World+Dog hails 50th birthday of the LED
But this now commonplace technology is much, much older
The Light Emitting Diode (LED) is 50 years old. Well, kind of...
It’s certainly 50 years since Nick Holonyak, working at GEC’s Syracuse, New York facility, developed what is considered the first LED capable of generating visible light. Holonyak’s LED was also the first to be in form ready for commercial usage. He wrote up his work and sent it off to Applied Physics Letters on 17 October 1962. The journal published the work in December 1962 under the headline ‘Coherent (visible) Light Emission from GaAs xPx Junctions’.
However, Holonyak’s work followed that of Gary Pittman and Robert Baird who, in 1961, observed the emission of infrared light by Gallium Arsenide - the GaAs in Holonyak’s headline - and, on the back of it, applied for and gained a patent - US number 3,025,589 - for the infrared LED.
Indeed, while Holonyak was working on his visible LED, so too were Robert Hall, also of GEC but employed at a different location; IBM’s Marshall Nathan; and MIT’s Robert Rediker. All four sent papers to journals; Holonyak was judged by his peers to have produced his LED first.
LED bellies: (L-R) Nick Holonyak, Henry J Round, Oleg Vladimirovich Losev
The substance’s ability to emit infrared had been previously observed by Rubin Braunstein six years earlier, in 1955. Braunstein, who was working for RCA at the time, published his findings, ‘Radiative Transitions in Semiconductors’, in Physical Review.

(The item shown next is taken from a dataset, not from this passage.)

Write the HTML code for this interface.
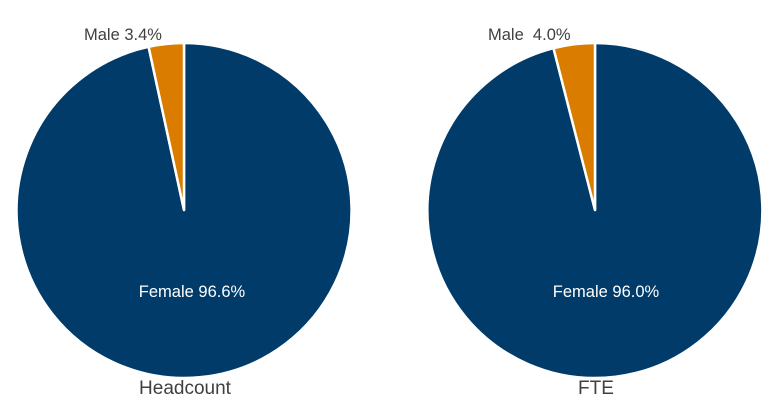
<!DOCTYPE html>
<html><head><style>body{margin:0;background:#fff}svg{display:block}</style></head><body>
<svg width="781" height="415" xmlns="http://www.w3.org/2000/svg" font-family="Liberation Sans, Arial, sans-serif">
<rect width="781" height="415" fill="#fff"/>
<g stroke="#fff" stroke-width="2.5" stroke-linejoin="round">
<path d="M184,210 L184,43 A167.5,167.5 0 1 1 148.6,46.8 Z" fill="#003B69"/>
<path d="M184,210 L148.6,46.8 A167.5,167.5 0 0 1 184,43 Z" fill="#D97C00"/>
<path d="M595,210 L595,43 A167.5,167.5 0 1 1 553.5,48.2 Z" fill="#003B69"/>
<path d="M595,210 L553.5,48.2 A167.5,167.5 0 0 1 595,43 Z" fill="#D97C00"/>
</g>
<g font-size="16.5" fill="#404040">
<text x="84" y="40">Male 3.4%</text>
<text x="488" y="40" xml:space="preserve">Male  4.0%</text>
</g>
<g font-size="16.5" fill="#fff" text-anchor="middle">
<text x="192" y="297">Female 96.6%</text>
<text x="606" y="297">Female 96.0%</text>
</g>
<g font-size="19" fill="#404040" text-anchor="middle">
<text x="185" y="394">Headcount</text>
<text x="596" y="394">FTE</text>
</g>
</svg>
</body></html>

Follow the literature back and you end up in Britain in February 1907, with the work of Marconi assistant Henry Round, who first observed the emission of light from a crystal of silicon carbide when a current was applied to it, a phenomenon called electroluminescence. In that sense, the LED is more than 100 years old. Round, however, never wrote a report on his findings.
Twenty years later, Russian Oleg Vladimirovich Losev became the first scientist to create a semiconductor diode capable of emitting light - the first LED. Losev’s write-up was published at home, and in Britain and Germany, under the title ‘Luminous Carborundum Detector and Detection Effect and Oscillations with Crystals’. Given the terse notification of Round’s discovery 20 years previously in the English-language Electrical World, it’s highly unlikely Losev was aware of the Briton’s discovery. He was three years old when Round first observed electroluminescence.
In 1927 Losev applied for a patent to protect his finding, and the IP was granted in December 1929. However, his work was held to be of little practical value in the pre-war, pre-electronics era. He would eventually have 43 scientific papers and 16 patents under his belt, but he died in 1942, a victim of the German siege of Leningrad. He was 39 years old.
You can read more about Losev's story in Nikolay Zheludev's article in Nature Photonics April 2007 issue. ®
Thanks to Reg reader Darryl for the tip
The BBC has a lovely audio-cum-slideshow of the LED at 50, featuring an interview with Prof Nick Holonyak.
Having as a kid inadvertently connected a BY100 silicon rectifier directly across the live- and neutral-pins of a 15 amp 240V socket, I really think I should try to establish rights to having invented that little-known but fundamentally-important semiconductor device, the Noise Emitting Diode.
By standing on the shoulders of giants
some could see further.
Now we use patents to bring them to their knees and can see from about the giants navel level - into a thicket of legislation.
Shine a little light in my life...
I was wondering when ElReg would pick up on this... as the BBC has an excellent slideshow with narration on the development and evolution of LEDs by Nick Holonyak himself, on the BBC News Tech page
I recall forking out my hard earned pocket money on red, green and yellow LEDs in the late 1970's and early 80's. To the electronic hobbyist, an illuminated LED meant it was ON! However it didn't guarantee the Everyday Electronics project I painstakingly etched and soldered together worked though!
My most valued project was an LED based VU meter and the LEDs would light up to the music levels, oh such joy for a nerdy schoolboy in 1980!
Today we take the little light emitting diode for granted, it's commonplace and cheap, but it tells us things are recording, or are powered on, on-line, the channel number or sometimes if something is actually faulty. 7 segment LEDs also tell us the time and how much things cost when we shop..
My son recently bought two LED torches, these things make a thousand plus Lumens and use Cree LED technology, how things have changed over the years. These torches have an adjustable focus point and you can actually see the square shape of the LED when the adjustable lens on the torch is zoomed out.. all this from an LED? Afuckingmazing..
Yes, the LED deserves all the credit it gets for it's 50th birthday..
Wrong one. The General Electric Company or GEC was a major British-based industrial conglomerate, involved in consumer and defence electronics, communications and engineering. It became Marconi.plc, and was then sold off piecemeal.
So who is going to blow out the LEDs on the birthday cake?